A few weeks ago, I told you about my friend with $68,000 in credit card debt. For most of it, that feeling of being in debt is crippling. We feel like our lives are out-of-control—like all the balls could drop at once.
So I reminded you to be strategic, to push the emotions out of the way and really examine the opportunities. Well, one of my readers asked me about a specific strategy for paying off credit card debt. Roger, thanks for taking my advice and running with it. I’m thrilled to help you find a strategy.
A lot of people are confused about paying down credit cards because there is so much contradictory advice out there. And the conversation can be even more complicated because sometimes your short-term financial interests are at odds with your long-term goals regarding your credit score.
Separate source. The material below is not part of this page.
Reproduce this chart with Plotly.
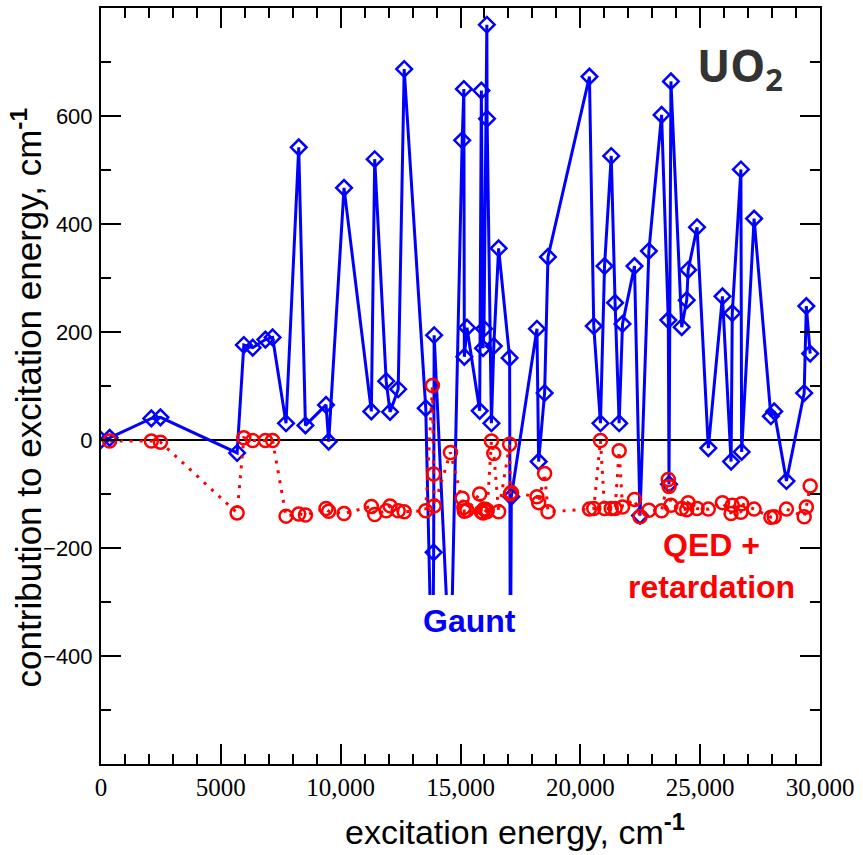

For instance, if you consider your financial interests only, the smart move is paying offer the credit cards with the highest interest rate first because this one will cost you the most money. But from a credit-scoring perspective, you should pay off cards with the highest balance first (and/or transfer high balances to cards with lower balances) because the closer you get to a 30 percent utilization rate, the better.
So Roger, here’s my answer:
- Figure out when you are next going to need to rely on a high credit score. Are you buying a car soon? A house? Getting a new job? If so, protect your credit score by first getting all your balances below 30 percent of the limit. Once this goal is accomplished, start paying the card with the highest interest rate.
- If you are several years away from needing a high credit score, but you have that out-of-control feeling and want to get your finances in order, then you might need to sacrifice your credit score by transferring as much debt from cards with high interest rates to cards with lower interest rates, even if this means exceeding a 30 percent utilization rate rule—by a lot.
I know that what I just said might be controversial, especially coming from a credit expert, but the truth is that sometimes you have to sacrifice your credit score to make your life work. A credit score by itself is totally meaningless. It’s how you use it to enhance your life. And sometimes letting it take a nosedive is the best thing for your life. (In fact, even though it’s terrible for your credit score, I’m a proponent of bankruptcy sometimes because I think it can make people’s lives a heck of a lot easier.)
The good thing about the world of credit-scoring is that if you know what you are doing, it won’t take all that long to rebuild your credit score, so even if you do sacrifice your score, you can take the right corrective steps to see your score transform in a year or two.
I hope this helps Roger, and everyone else, too.